Please output exactly the lines of the material from the first through the line containing "-446, -458, -500]", and nothing more.
** begin Information provided **
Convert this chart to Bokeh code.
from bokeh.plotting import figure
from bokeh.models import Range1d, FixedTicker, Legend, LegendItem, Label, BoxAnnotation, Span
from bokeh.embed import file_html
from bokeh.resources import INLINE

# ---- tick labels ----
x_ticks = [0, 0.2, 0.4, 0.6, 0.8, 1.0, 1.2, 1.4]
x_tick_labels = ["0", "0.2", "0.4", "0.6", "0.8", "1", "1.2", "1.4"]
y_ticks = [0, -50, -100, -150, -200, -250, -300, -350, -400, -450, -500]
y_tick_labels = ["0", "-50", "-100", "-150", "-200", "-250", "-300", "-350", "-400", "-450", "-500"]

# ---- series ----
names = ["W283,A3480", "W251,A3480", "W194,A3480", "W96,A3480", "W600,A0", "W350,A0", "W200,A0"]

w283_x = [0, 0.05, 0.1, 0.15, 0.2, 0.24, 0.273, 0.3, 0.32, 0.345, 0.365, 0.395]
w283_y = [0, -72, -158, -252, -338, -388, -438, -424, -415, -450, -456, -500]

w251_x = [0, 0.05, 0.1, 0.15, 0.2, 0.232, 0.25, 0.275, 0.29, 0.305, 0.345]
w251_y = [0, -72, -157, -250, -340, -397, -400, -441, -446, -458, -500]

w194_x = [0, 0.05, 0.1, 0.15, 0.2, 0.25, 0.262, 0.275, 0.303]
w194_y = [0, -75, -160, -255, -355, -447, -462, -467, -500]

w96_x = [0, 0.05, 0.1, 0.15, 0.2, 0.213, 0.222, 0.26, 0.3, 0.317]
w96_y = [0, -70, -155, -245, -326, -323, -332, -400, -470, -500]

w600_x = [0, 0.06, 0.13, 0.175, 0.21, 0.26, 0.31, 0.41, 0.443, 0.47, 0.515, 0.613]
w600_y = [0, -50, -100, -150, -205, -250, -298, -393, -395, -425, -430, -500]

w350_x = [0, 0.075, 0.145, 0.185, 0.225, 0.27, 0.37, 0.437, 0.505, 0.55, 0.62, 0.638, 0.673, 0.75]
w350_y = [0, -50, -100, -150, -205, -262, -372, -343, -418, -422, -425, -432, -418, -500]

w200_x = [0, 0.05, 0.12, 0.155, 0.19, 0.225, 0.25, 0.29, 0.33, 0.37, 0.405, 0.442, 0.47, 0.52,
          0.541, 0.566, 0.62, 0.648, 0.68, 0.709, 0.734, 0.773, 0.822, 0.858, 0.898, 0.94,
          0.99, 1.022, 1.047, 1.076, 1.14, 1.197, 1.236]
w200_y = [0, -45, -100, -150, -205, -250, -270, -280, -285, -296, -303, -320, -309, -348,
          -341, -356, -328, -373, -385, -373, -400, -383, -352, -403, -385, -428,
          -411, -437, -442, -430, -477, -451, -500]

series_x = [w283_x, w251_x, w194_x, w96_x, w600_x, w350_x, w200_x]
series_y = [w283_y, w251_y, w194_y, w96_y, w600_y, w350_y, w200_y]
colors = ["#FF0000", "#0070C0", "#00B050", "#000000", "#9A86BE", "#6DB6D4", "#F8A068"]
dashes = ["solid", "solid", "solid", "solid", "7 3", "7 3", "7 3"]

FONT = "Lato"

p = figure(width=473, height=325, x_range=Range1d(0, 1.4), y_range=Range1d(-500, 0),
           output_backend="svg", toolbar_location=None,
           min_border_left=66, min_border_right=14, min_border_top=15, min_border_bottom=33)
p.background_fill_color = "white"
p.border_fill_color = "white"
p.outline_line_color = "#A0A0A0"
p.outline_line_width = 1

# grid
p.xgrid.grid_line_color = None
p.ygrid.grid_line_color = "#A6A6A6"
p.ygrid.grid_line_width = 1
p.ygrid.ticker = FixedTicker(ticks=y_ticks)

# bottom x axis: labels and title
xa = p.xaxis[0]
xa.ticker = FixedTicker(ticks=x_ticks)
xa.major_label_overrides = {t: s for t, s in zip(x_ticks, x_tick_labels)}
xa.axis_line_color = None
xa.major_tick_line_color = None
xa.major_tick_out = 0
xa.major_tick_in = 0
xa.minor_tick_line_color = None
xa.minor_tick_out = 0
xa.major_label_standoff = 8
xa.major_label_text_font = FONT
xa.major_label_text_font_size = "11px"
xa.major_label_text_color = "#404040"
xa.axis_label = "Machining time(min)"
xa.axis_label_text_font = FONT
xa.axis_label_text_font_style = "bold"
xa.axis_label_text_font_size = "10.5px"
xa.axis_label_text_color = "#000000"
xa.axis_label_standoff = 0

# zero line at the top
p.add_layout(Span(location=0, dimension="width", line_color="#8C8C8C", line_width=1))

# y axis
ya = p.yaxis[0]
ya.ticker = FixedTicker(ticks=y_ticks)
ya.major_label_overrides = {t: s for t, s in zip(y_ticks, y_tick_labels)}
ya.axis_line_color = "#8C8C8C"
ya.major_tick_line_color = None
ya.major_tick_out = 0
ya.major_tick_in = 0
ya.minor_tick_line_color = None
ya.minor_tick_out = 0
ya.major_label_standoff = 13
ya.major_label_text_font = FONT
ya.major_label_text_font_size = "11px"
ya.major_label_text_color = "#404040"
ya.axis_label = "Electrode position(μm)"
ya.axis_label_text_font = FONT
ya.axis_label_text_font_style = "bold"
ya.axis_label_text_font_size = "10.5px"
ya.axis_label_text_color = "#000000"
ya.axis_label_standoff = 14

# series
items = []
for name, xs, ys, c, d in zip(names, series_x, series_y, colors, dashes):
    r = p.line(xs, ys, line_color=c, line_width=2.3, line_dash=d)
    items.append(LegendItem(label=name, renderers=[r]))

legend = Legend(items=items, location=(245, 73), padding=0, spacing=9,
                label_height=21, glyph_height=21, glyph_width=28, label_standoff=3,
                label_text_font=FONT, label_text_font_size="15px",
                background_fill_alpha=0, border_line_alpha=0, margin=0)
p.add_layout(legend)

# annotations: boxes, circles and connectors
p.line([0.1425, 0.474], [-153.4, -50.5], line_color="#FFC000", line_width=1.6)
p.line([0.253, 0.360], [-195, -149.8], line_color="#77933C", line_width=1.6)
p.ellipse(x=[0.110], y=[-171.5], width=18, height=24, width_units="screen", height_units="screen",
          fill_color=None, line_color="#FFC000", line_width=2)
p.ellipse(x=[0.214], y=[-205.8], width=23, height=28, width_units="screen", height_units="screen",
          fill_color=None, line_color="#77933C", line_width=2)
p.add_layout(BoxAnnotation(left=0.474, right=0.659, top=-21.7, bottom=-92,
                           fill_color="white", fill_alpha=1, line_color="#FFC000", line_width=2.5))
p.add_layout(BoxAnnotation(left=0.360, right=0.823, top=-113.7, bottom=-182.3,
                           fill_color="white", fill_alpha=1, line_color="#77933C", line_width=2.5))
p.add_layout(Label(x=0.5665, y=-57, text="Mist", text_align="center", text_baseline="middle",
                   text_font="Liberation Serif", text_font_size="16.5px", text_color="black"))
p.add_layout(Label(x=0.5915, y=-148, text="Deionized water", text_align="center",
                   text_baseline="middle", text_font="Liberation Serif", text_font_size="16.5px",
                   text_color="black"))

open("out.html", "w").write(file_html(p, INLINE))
** end Information provided **
Task response:
Convert this chart to Bokeh code.
from bokeh.plotting import figure
from bokeh.models import Range1d, FixedTicker, Legend, LegendItem, Label, BoxAnnotation, Span
from bokeh.embed import file_html
from bokeh.resources import INLINE

# ---- tick labels ----
x_ticks = [0, 0.2, 0.4, 0.6, 0.8, 1.0, 1.2, 1.4]
x_tick_labels = ["0", "0.2", "0.4", "0.6", "0.8", "1", "1.2", "1.4"]
y_ticks = [0, -50, -100, -150, -200, -250, -300, -350, -400, -450, -500]
y_tick_labels = ["0", "-50", "-100", "-150", "-200", "-250", "-300", "-350", "-400", "-450", "-500"]

# ---- series ----
names = ["W283,A3480", "W251,A3480", "W194,A3480", "W96,A3480", "W600,A0", "W350,A0", "W200,A0"]

w283_x = [0, 0.05, 0.1, 0.15, 0.2, 0.24, 0.273, 0.3, 0.32, 0.345, 0.365, 0.395]
w283_y = [0, -72, -158, -252, -338, -388, -438, -424, -415, -450, -456, -500]

w251_x = [0, 0.05, 0.1, 0.15, 0.2, 0.232, 0.25, 0.275, 0.29, 0.305, 0.345]
w251_y = [0, -72, -157, -250, -340, -397, -400, -441, -446, -458, -500]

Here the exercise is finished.